Excerpt

Albert Chura is an early riser. Joyce awakens to the buzzing of his lawnmower. The days are getting longer, and already her room is filled with sunlight. Outside, the pale spring leaves have matured into a deep summer green. Ed’s white birches – he planted them along the front edge of the yard — are in full leaf. Once again Joyce has her privacy, after a long winter of feeling exposed.

She dresses and goes downstairs to make coffee. From the front porch she gives Albert a wave. After he finishes he’ll come inside for a cup. He always compliments her coffee, though she knows it’s nothing special. She simply follows the directions on the can. It seems a ridiculous thing to learn at her age, but widowhood is full of such lessons. Ed, who rose before dawn, would have his first cup alone in the dark. He’d put on a fresh pot when he heard Joyce on the stairs.

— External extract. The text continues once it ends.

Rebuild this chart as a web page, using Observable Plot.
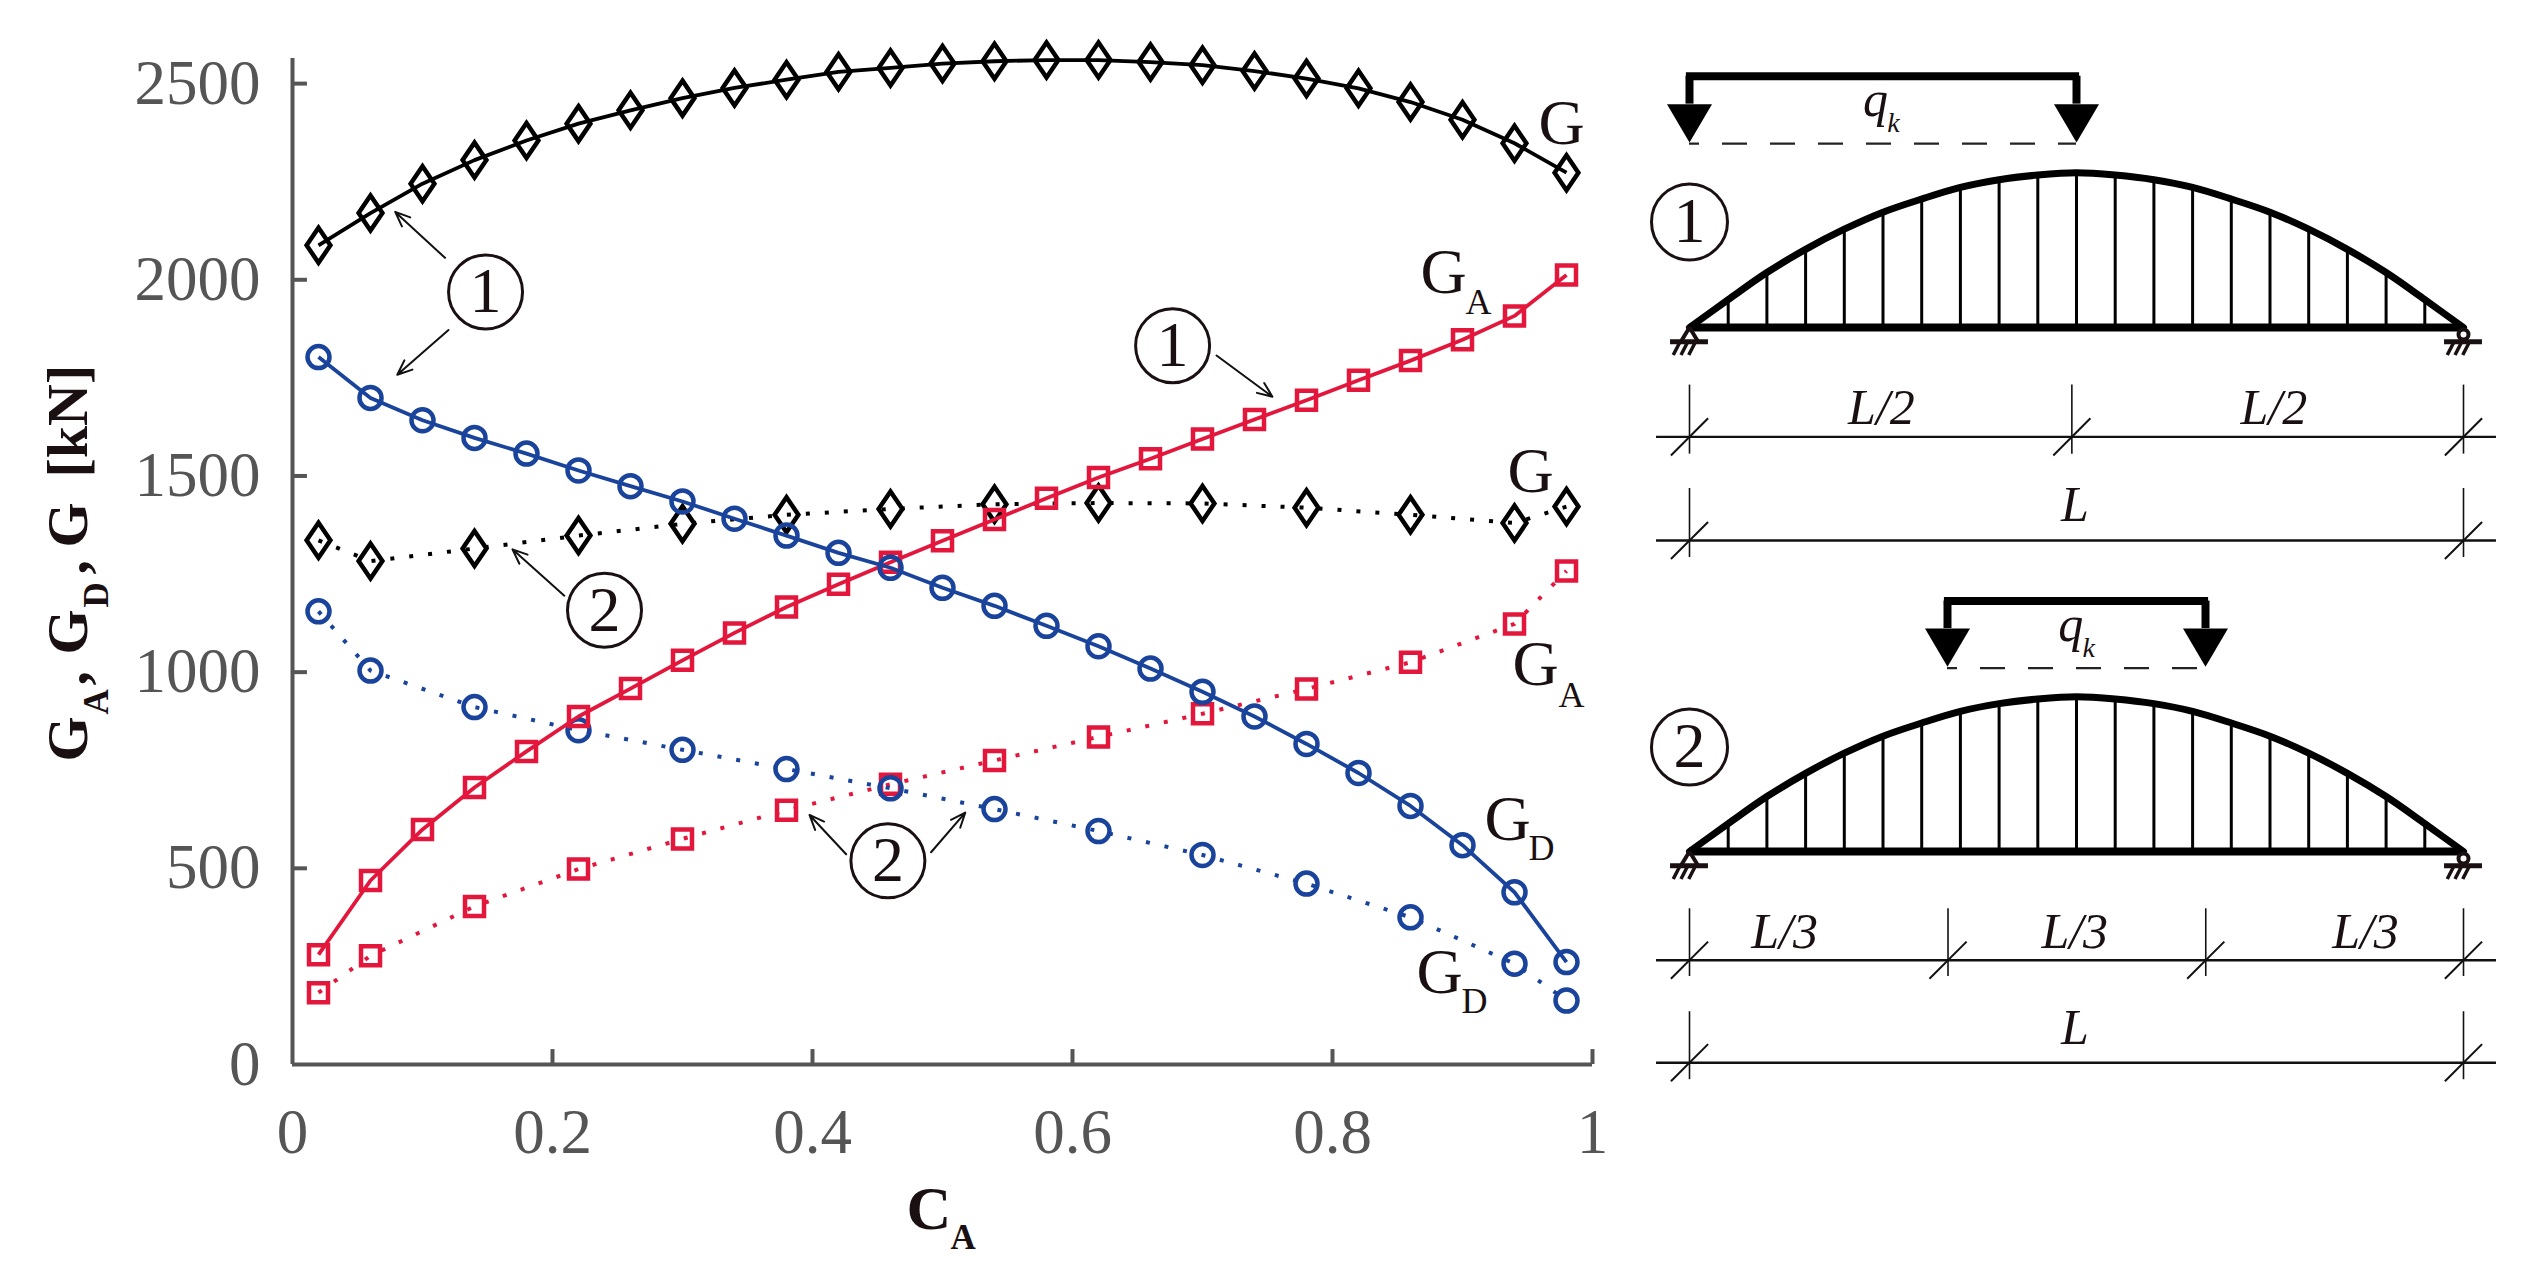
<!DOCTYPE html>
<html>
<head>
<meta charset="utf-8">
<script src="https://cdn.jsdelivr.net/npm/d3@7"></script>
<script src="https://cdn.jsdelivr.net/npm/@observablehq/plot@0.6"></script>
<style>
html,body{margin:0;padding:0;background:#fff;overflow:hidden}
#page{display:flex;width:2537px;height:1284px}
#right{width:900px;height:1284px}
svg{display:block}
</style>
</head>
<body>
<div id="page"><div id="left"></div><div id="right"></div></div>
<script>
// ---- chart data (C_A, kN) ----
const caSolid = [0.02,0.06,0.10,0.14,0.18,0.22,0.26,0.30,0.34,0.38,0.42,0.46,0.50,0.54,0.58,0.62,0.66,0.70,0.74,0.78,0.82,0.86,0.90,0.94,0.98];
const gSolid  = [2088,2170,2245,2305,2355,2398,2432,2463,2489,2510,2530,2540,2551,2557,2560,2560,2555,2547,2532,2513,2488,2453,2408,2348,2273];
const gaSolid = [280,469,599,706,798,887,958,1030,1100,1166,1224,1280,1335,1389,1443,1496,1544,1594,1644,1693,1744,1794,1847,1908,2012];
const gdSolid = [1803,1699,1642,1597,1557,1514,1474,1435,1391,1348,1304,1266,1215,1169,1118,1066,1009,950,887,817,743,659,559,439,261];
const caDotted = [0.02,0.06,0.14,0.22,0.30,0.38,0.46,0.54,0.62,0.70,0.78,0.86,0.94,0.98];
const gDotted  = [1336,1283,1315,1348,1378,1401,1416,1428,1431,1430,1419,1401,1380,1422];
const gaDotted = [183,277,403,498,575,648,714,775,835,894,957,1025,1123,1258];
const gdDotted = [1155,1004,911,852,802,753,704,651,595,534,461,375,257,163];
const xTicks = [0,0.2,0.4,0.6,0.8,1];
const yTicks = [0,500,1000,1500,2000,2500];

// ---- annotations, in data units ----
const curveLabels = [
  {x:0.9585,y:2345,t:"G"},{x:0.8677,y:1967,t:"G"},{x:0.9346,y:1460,t:"G"},
  {x:0.9385,y:966,t:"G"},{x:0.9169,y:571,t:"G"},{x:0.8646,y:183,t:"G"}
];
const curveSubs = [
  {x:0.9023,y:1914,t:"A"},{x:0.9738,y:912,t:"A"},{x:0.9508,y:520,t:"D"},{x:0.8992,y:130,t:"D"}
];
const callouts = [
  {x:0.1485,y:1969,t:"1"},{x:0.240,y:1158,t:"2"},{x:0.677,y:1832,t:"1"},{x:0.458,y:519,t:"2"}
];
const leaders = [
  {x1:0.1173,y1:2056,x2:0.0790,y2:2173},
  {x1:0.1200,y1:1872,x2:0.0806,y2:1758},
  {x1:0.2091,y1:1195,x2:0.1692,y2:1313},
  {x1:0.7108,y1:1807,x2:0.7538,y2:1702},
  {x1:0.4259,y1:536,x2:0.3977,y2:636},
  {x1:0.4912,y1:541,x2:0.5175,y2:642}
];
const yTitleBig = [
  {x:-0.1577,y:772,t:"G"},{x:-0.1577,y:1045,t:"G"},{x:-0.1577,y:1318,t:"G"},{x:-0.1577,y:1496,t:"[kN]"},
  {x:-0.1577,y:966,t:","},{x:-0.1577,y:1249,t:","}
];
const yTitleSub = [{x:-0.1423,y:892,t:"A"},{x:-0.1423,y:1165,t:"D"}];

const serif = "Liberation Serif";
const ink = "#1a1012", grey = "#555555";
const black = "#000000", blue = "#1a449c", red = "#e3163c";

const diamond = {draw(c,size){const r=Math.sqrt(size/Math.PI);c.moveTo(0,-r);c.lineTo(r*0.68,0);c.lineTo(0,r);c.lineTo(-r*0.68,0);c.closePath();}};
const square  = {draw(c,size){const r=Math.sqrt(size/Math.PI);c.moveTo(-r,-r);c.lineTo(r,-r);c.lineTo(r,r);c.lineTo(-r,r);c.closePath();}};

const rows = (xs,ys)=>xs.map((x,i)=>({x,y:ys[i]}));
const series = (xs,ys,color,symbol,r,dash)=>[
  Plot.line(rows(xs,ys),{x:"x",y:"y",stroke:color,strokeWidth:dash?4:3.8,strokeDasharray:dash?"4,15":null,strokeLinecap:"butt"}),
  Plot.dot(rows(xs,ys),{x:"x",y:"y",stroke:color,strokeWidth:4.5,fill:"none",symbol,r})
];

const chart = Plot.plot({
  width:1637,height:1284,
  marginLeft:292,marginRight:45,marginTop:58,marginBottom:220,
  x:{domain:[0,1],label:null,axis:null},
  y:{domain:[0,2564],label:null,axis:null},
  style:{background:"#fff",fontFamily:serif},
  marks:[
    Plot.ruleX([0],{y1:0,y2:2564,stroke:grey,strokeWidth:4}),
    Plot.ruleY([0],{x1:0,x2:1,stroke:grey,strokeWidth:4}),
    Plot.ruleY(yTicks.slice(1),{x1:0,x2:0.0115,stroke:grey,strokeWidth:4}),
    Plot.ruleX(xTicks.slice(1),{y1:0,y2:38,stroke:grey,strokeWidth:4}),
    Plot.axisY({ticks:yTicks,tickSize:0,tickPadding:32,fontSize:63,color:grey,label:null,tickFormat:d=>String(d),fontFamily:serif}),
    Plot.axisX({ticks:xTicks,tickSize:0,tickPadding:44,fontSize:63,color:grey,label:null,tickFormat:d=>String(d),fontFamily:serif}),
    ...series(caSolid,gSolid,black,diamond,17.5,false),
    ...series(caDotted,gDotted,black,diamond,17.5,true),
    ...series(caDotted,gaDotted,red,square,9.5,true),
    ...series(caDotted,gdDotted,blue,"circle",11,true),
    ...series(caSolid,gaSolid,red,square,9.5,false),
    ...series(caSolid,gdSolid,blue,"circle",11,false),
    Plot.arrow(leaders,{x1:"x1",y1:"y1",x2:"x2",y2:"y2",stroke:"#111",strokeWidth:2,headLength:12,headAngle:45}),
    Plot.dot(callouts,{x:"x",y:"y",r:37,stroke:ink,strokeWidth:3,fill:"none"}),
    Plot.text(callouts,{x:"x",y:"y",text:"t",fontSize:64,fill:ink,fontFamily:serif}),
    Plot.text(curveLabels,{x:"x",y:"y",text:"t",fontSize:64,fill:ink,fontFamily:serif,textAnchor:"start",lineAnchor:"bottom"}),
    Plot.text(curveSubs,{x:"x",y:"y",text:"t",fontSize:36,fill:ink,fontFamily:serif,textAnchor:"start",lineAnchor:"bottom"}),
    Plot.text(yTitleBig,{x:"x",y:"y",text:"t",fontSize:58,fontWeight:"bold",fill:ink,fontFamily:serif,rotate:-90,textAnchor:"start",lineAnchor:"bottom"}),
    Plot.text(yTitleSub,{x:"x",y:"y",text:"t",fontSize:35,fontWeight:"bold",fill:ink,fontFamily:serif,rotate:-90,textAnchor:"start",lineAnchor:"bottom"}),
    Plot.text([{x:0.4723,y:-420,t:"C"}],{x:"x",y:"y",text:"t",fontSize:62,fontWeight:"bold",fill:ink,fontFamily:serif,textAnchor:"start",lineAnchor:"bottom"}),
    Plot.text([{x:0.5062,y:-471,t:"A"}],{x:"x",y:"y",text:"t",fontSize:35,fontWeight:"bold",fill:ink,fontFamily:serif,textAnchor:"start",lineAnchor:"bottom"})
  ]
});
document.getElementById("left").appendChild(chart);

// ---- arch diagrams: x and y in fractions of the span L ----
const hangerX = [0,0.05,0.10,0.15,0.20,0.25,0.30,0.35,0.40,0.45,0.50,0.55,0.60,0.65,0.70,0.75,0.80,0.85,0.90,0.95,1];
const archRise = [0,0.036,0.071,0.101,0.127,0.149,0.166,0.181,0.191,0.197,0.200,0.197,0.191,0.181,0.166,0.149,0.127,0.101,0.071,0.036,0];
const loadSpans = {one:[0,0.5],two:[1/3,2/3]};
const splits = {one:[0,0.494,1],two:[0,0.334,0.667,1]};
const spanLabels = {
  one:[{x:0.248,t:"L/2"},{x:0.755,t:"L/2"}],
  two:[{x:0.1228,t:"L/3"},{x:0.4977,t:"L/3"},{x:0.8734,t:"L/3"}]
};

const triDown = {draw(c,size){const r=Math.sqrt(size/Math.PI);c.moveTo(-r,0);c.lineTo(r,0);c.lineTo(0,r*1.7);c.closePath();}};

function diagram({tag,height,yTop,yBottom,circle,load,dim1,dim2,labelY,wholeY,q}){
  const [a,b] = load;
  const ds = splits[tag];
  const arch = rows(hangerX,archRise);
  return Plot.plot({
    width:900,height,
    marginLeft:52,marginRight:74,marginTop:0,marginBottom:0,
    x:{domain:[0,1],axis:null,label:null},
    y:{domain:[yBottom,yTop],axis:null,label:null},
    style:{background:"transparent",fontFamily:serif},
    marks:[
      // hangers, arch, tie
      Plot.ruleX(arch.slice(1,-1),{x:"x",y1:0,y2:"y",stroke:"#000",strokeWidth:3}),
      Plot.line(arch,{x:"x",y:"y",curve:"catmull-rom",stroke:"#000",strokeWidth:7}),
      Plot.ruleY([0],{x1:0,x2:1,stroke:"#000",strokeWidth:8}),
      // supports
      Plot.link([{x1:0,x2:-0.011},{x1:0,x2:0.011}],{x1:"x1",x2:"x2",y1:0,y2:-0.018,stroke:ink,strokeWidth:4}),
      Plot.ruleY([{a:-0.0245,b:0.0245},{a:0.9755,b:1.0245}],{x1:"a",x2:"b",y:-0.0185,stroke:ink,strokeWidth:5}),
      Plot.link([-0.012,-0.002,0.008,0.988,0.998,1.008],{x1:d=>d,x2:d=>d-0.009,y1:-0.018,y2:-0.0355,stroke:ink,strokeWidth:3.5}),
      Plot.dot([{x:1,y:-0.009}],{x:"x",y:"y",r:5,stroke:ink,strokeWidth:4,fill:"#fff"}),
      // load
      Plot.ruleY([0],{x1:a-0.004,x2:b+0.004,y:q.bar,stroke:"#000",strokeWidth:8}),
      Plot.ruleX([a,b],{y1:q.bar,y2:q.base,stroke:"#000",strokeWidth:8}),
      Plot.dot([a,b],{x:d=>d,y:q.base,symbol:triDown,r:22.5,fill:"#000",stroke:"none"}),
      Plot.ruleY([0],{x1:a,x2:b,y:q.dash,stroke:"#222",strokeWidth:2.2,strokeDasharray:"25,23",strokeDashoffset:15}),
      Plot.text([0],{x:q.qx,y:q.qy,text:()=>"q",fontSize:50,fontStyle:"italic",fill:ink,fontFamily:serif,textAnchor:"start",lineAnchor:"bottom"}),
      Plot.text([0],{x:q.kx,y:q.ky,text:()=>"k",fontSize:28,fontStyle:"italic",fill:ink,fontFamily:serif,textAnchor:"start",lineAnchor:"bottom"}),
      // circled number
      Plot.dot([0],{x:0,y:circle,r:38,stroke:ink,strokeWidth:3,fill:"#fff"}),
      Plot.text([tag==="one"?"1":"2"],{x:0,y:circle,text:d=>d,fontSize:64,fill:ink,fontFamily:serif}),
      // dimension lines
      Plot.ruleY([dim1.y,dim2.y],{x1:-0.0426,x2:1.0426,stroke:"#111",strokeWidth:2.4}),
      Plot.ruleX(ds,{y1:dim1.top,y2:dim1.bottom,stroke:"#111",strokeWidth:1.6}),
      Plot.ruleX([0,1],{y1:dim2.top,y2:dim2.bottom,stroke:"#111",strokeWidth:1.6}),
      Plot.link(ds,{x1:d=>d-0.024,x2:d=>d+0.024,y1:dim1.y-0.024,y2:dim1.y+0.024,stroke:"#111",strokeWidth:2}),
      Plot.link([0,1],{x1:d=>d-0.024,x2:d=>d+0.024,y1:dim2.y-0.024,y2:dim2.y+0.024,stroke:"#111",strokeWidth:2}),
      Plot.text(spanLabels[tag],{x:"x",y:labelY,text:"t",fontSize:50,fontStyle:"italic",fill:ink,fontFamily:serif,lineAnchor:"bottom"}),
      Plot.text([0],{x:0.498,y:wholeY,text:()=>"L",fontSize:50,fontStyle:"italic",fill:ink,fontFamily:serif,lineAnchor:"bottom"})
    ]
  });
}

const right = document.getElementById("right");
right.appendChild(diagram({
  tag:"one",height:565,yTop:0.4225,yBottom:-0.3075,circle:0.1364,load:loadSpans.one,
  dim1:{y:-0.1413,top:-0.0744,bottom:-0.1636},dim2:{y:-0.2752,top:-0.2080,bottom:-0.2972},
  labelY:-0.1253,wholeY:-0.2494,
  q:{bar:0.3247,base:0.2886,dash:0.2377,qx:0.2243,qy:0.2731,kx:0.2554,ky:0.2532}
}));
right.appendChild(diagram({
  tag:"two",height:719,yTop:0.3695,yBottom:-0.5594,circle:0.135,load:loadSpans.two,
  dim1:{y:-0.1404,top:-0.074,bottom:-0.1615},dim2:{y:-0.2729,top:-0.207,bottom:-0.2948},
  labelY:-0.1243,wholeY:-0.2485,
  q:{bar:0.3235,base:0.288,dash:0.237,qx:0.4765,qy:0.2722,kx:0.5076,ky:0.2516}
}));
</script>
</body>
</html>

She sets out milk and sugar for Albert – she takes hers black – as he raps at the back door. “Morning,” he grunts, wiping his work boots on the mat. Albert is seventy-two, the age Ed would have been, and his boots look nearly that old.

Jennifer Haigh

Jennifer Haigh is the author of three novels: The Condition, Baker Towers and Mrs. Kimble. Her fiction has appeared in Granta, Ploughshares, Good Housekeeping and elsewhere. She will be the visiting writer at the University of Massachusetts at Boston in spring 2010.

Q&A by Hannah Tinti

HT: Where did the idea for this story come from?
JH: Joyce has been in my head for a long time. She’s one of the principal characters in my second novel, Baker Towers. That novel ends with Joyce in her thirties and pregnant with Rebecca. I have always wondered what became of Joyce and Ed, how their lives unfolded. It was a great pleasure to spend time with them again.
HT: What was the most challenging aspect of writing this story?
JH: I wanted “Desiderata” to stand on its own, to feel complete to readers who haven’t read Baker Towers. I needed to convey something of Joyce and Ed’s history without getting bogged down in the past.
HT: Why did you decide to title this story “Desiderata”? Can you talk a little bit about this poem and its origins?
JH: “Desiderata” was enormously popular in the sixties and seventies. I have, in fact, seen it printed in more than a few high school yearbooks from that era. It really is a lovely poem, and profound in its way, a compendium of advice on how to pursue the things we all desire: love, success, recognition. It does seem to be addressed to young people, so I think it has a different resonance for Joyce, whose big choices in life are largely behind her. At this stage she’s left to contemplate how those choices turned out.
HT: The setting of this small town brings so many elements to the story. Why did you choose to place Joyce in this town she grew up in and never escaped?
JH: It’s a choice I made so long ago that it no longer seems like a choice. The town of Bakerton is the main character in Baker Towers. It shapes the destinies of the whole Novak family: Joyce and her parents, her two sisters and two brothers. Baker Towers opens during World War II, in Bakerton’s boom years. In “Desiderata” you see what became of the town, how it all turned out.
HT: How long did it take you to complete this story?
JH: The actual writing took only a few months, which is quick for me. Then again, I started writing Baker Towers in 2001, so I guess I’ve been developing the Joyce character for eight years.
HT: What are you working on now?
JH: I’ve been trying for years to finish a story collection. So far it’s eluded me. Every time I finish a new story I find I’ve outgrown one of the old ones. I suspect it will have to be published posthumously.
HT: What is the best bit of advice about writing you have ever received?
JH: Write every day. Frank Conroy used to talk about waking every day in the expectation of writing, like a cow waiting to be milked.